The most likely targets are funding for new diplomatic operations in Havana as well as the requirement for Senate confirmation of an ambassador, and while the issue has divided Republicans, key conservatives with long anti-Castro records occupy powerful positions in Congress and could thwart Obama’s overtures toward Cuban President Raúl Castro.
      "In other words, Obama seized the agenda, saw his initiative dominating the front pages and television news discussions and sent Republicans in Congress scrambling to find some legislative barrier they can throw in his path. The conflict, then, ends up pitting an active, forceful president against a reactive bunch of legislators spending their time devising arcane (and mostly fruitless) procedural schemes. They might be able to do something like holding up the confirmation of an ambassador, but that won’t keep the policy change from moving forward, and it will probably make them look petty and resentful in the process."

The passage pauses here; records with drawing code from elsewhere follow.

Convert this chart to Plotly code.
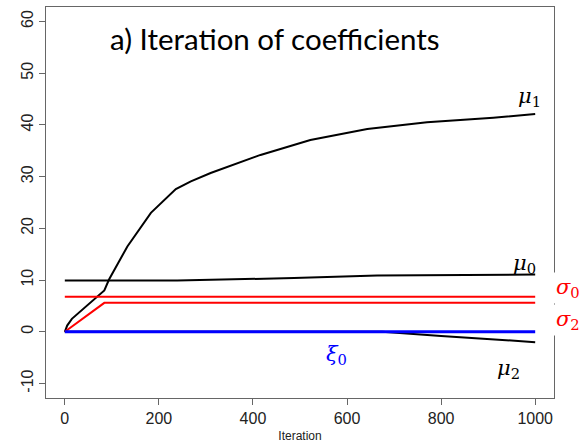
import plotly.graph_objects as go

# ---- data ----
mu1_x = [0, 5, 15, 34, 59, 80, 84, 94, 133, 183, 236, 268, 310, 416, 522, 643, 770, 911, 1000]
mu1_y = [0, 1.2, 2.5, 4.0, 5.9, 7.6, 8.0, 10.1, 16.5, 23.0, 27.6, 29.1, 30.7, 34.2, 37.1, 39.2, 40.5, 41.4, 42.1]

mu0_x = [0, 239, 487, 664, 1000]
mu0_y = [9.9, 9.9, 10.4, 10.9, 11.06]

sigma0_x = [0, 1000]
sigma0_y = [6.8, 6.8]

sigma2_x = [0, 84, 1000]
sigma2_y = [0, 5.6, 5.6]

xi0_x = [0, 1000]
xi0_y = [0, 0]

mu2_x = [0, 675, 800, 1000]
mu2_y = [0, 0, -0.8, -2.0]

x_ticks = [0, 200, 400, 600, 800, 1000]
y_ticks = [-10, 0, 10, 20, 30, 40, 50, 60]

W, H = 583, 444
L, R, T, B = 46, 29, 7, 46
pw, ph = W - L - R, H - T - B


def px(x):
    return (x - L) / pw


def py(y):
    return (H - B - y) / ph


fig = go.Figure()
fig.add_trace(go.Scatter(x=mu0_x, y=mu0_y, mode="lines", line=dict(color="black", width=2)))
fig.add_trace(go.Scatter(x=mu1_x, y=mu1_y, mode="lines", line=dict(color="black", width=2)))
fig.add_trace(go.Scatter(x=sigma0_x, y=sigma0_y, mode="lines", line=dict(color="red", width=2)))
fig.add_trace(go.Scatter(x=sigma2_x, y=sigma2_y, mode="lines", line=dict(color="red", width=2)))
fig.add_trace(go.Scatter(x=mu2_x, y=mu2_y, mode="lines", line=dict(color="black", width=2)))
fig.add_trace(go.Scatter(x=xi0_x, y=xi0_y, mode="lines", line=dict(color="blue", width=3)))

axis_common = dict(
    showgrid=False, zeroline=False, showline=True, mirror=True, automargin=False,
    linecolor="#666666", linewidth=1, ticks="outside", ticklen=6,
    tickcolor="#666666", tickfont=dict(family="Liberation Sans, Arial", size=16, color="#222222"),
)

fig.update_xaxes(range=[-40, 1040], tickvals=x_ticks, ticktext=[str(v) for v in x_ticks],
                 title=dict(text="Iteration", font=dict(family="Liberation Sans, Arial", size=12, color="#222222"),
                            standoff=5),
                 **axis_common)
fig.update_yaxes(range=[-12.8, 62.8], tickvals=y_ticks, ticktext=[str(v) for v in y_ticks],
                 tickangle=-90, **axis_common)

greek_font = dict(family="DejaVu Serif", size=21)
labels = [
    ("<i>μ</i><sub>1</sub>", 529, 97, "black", None),
    ("<i>μ</i><sub>0</sub>", 524, 264, "black", None),
    ("<i>σ</i><sub>0</sub>", 568, 288, "red", "white"),
    ("<i>σ</i><sub>2</sub>", 568, 320, "red", "white"),
    ("<i>ξ</i><sub>0</sub>", 336, 355, "blue", None),
    ("<i>μ</i><sub>2</sub>", 508, 369, "black", None),
]
for txt, x, y, col, bg in labels:
    fig.add_annotation(text=txt, xref="paper", yref="paper", x=px(x), y=py(y),
                       xanchor="center", yanchor="middle",
                       showarrow=False, font=dict(color=col, **greek_font),
                       bgcolor=bg, borderpad=2)

fig.add_annotation(text="a) Iteration of coefficients", xref="paper", yref="paper",
                   x=px(275), y=py(38), xanchor="center", yanchor="middle", showarrow=False,
                   font=dict(family="Lato", size=29.5, color="black"))

fig.update_layout(
    width=W, height=H, margin=dict(l=L, r=R, t=T, b=B),
    plot_bgcolor="white", paper_bgcolor="white", showlegend=False,
)

fig.write_html("out.html")
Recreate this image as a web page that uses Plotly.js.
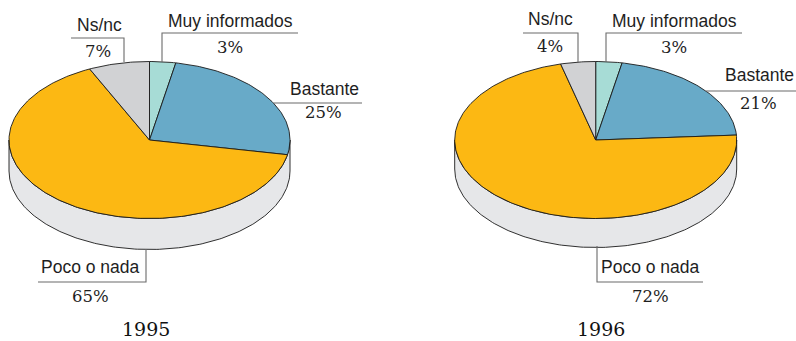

     http://www.washingtonpost.com/blogs/plum-line/wp/2014/12/22/is-president-obama-reinventing-the-bully-pulpit/ 

     This is why they hate executive action so much: it makes them look silly and inconsequntial; mostly it makes them look impotent and powerless. They get furious and talk about red in front of a bull but can't actually do anything about it. 

      "This could well be the template for much of the next two years. As Glenn Thrush writes, Obama is “diving headlong into what amounts to a final campaign — this one to preserve his legacy, add policy points to the scoreboard, and — last but definitely not least — to inflict the same kind of punishment on his newly empowered Republican enemies, who delighted in tormenting him when he was on top.”

       "Moves like the Cuba change — or his executive actions on immigration and climate change — infuriate Republicans both because of their substance and because they shut them out of the process, leaving them able to do nothing but try to find some way to thwart what the president has initiated. Congress always takes secondary status to the president in political conflicts, but when the agenda no longer revolves around legislation, they’re degraded much further. While they may be able to force some issues into the news by passing legislation, Obama can do it much easier — and unlike them, he can actually see his actions take effect. Ironically, by moving the idea of significant legislation on major issues from an unlikely prospect to a virtual impossibility, the Republican takeover of Congress may have actually enhanced the power of Obama’s bully pulpit."
     Will you look at that? I get to agree with Scott Sumner on something:
      " And what’s up with the GOP?  Between defending torture and insisting that the 50 year old Cuban trade embargo will start paying off any day now, you have to wonder whether they have a secret plan to win in 2016 by locking up the reactionary vote."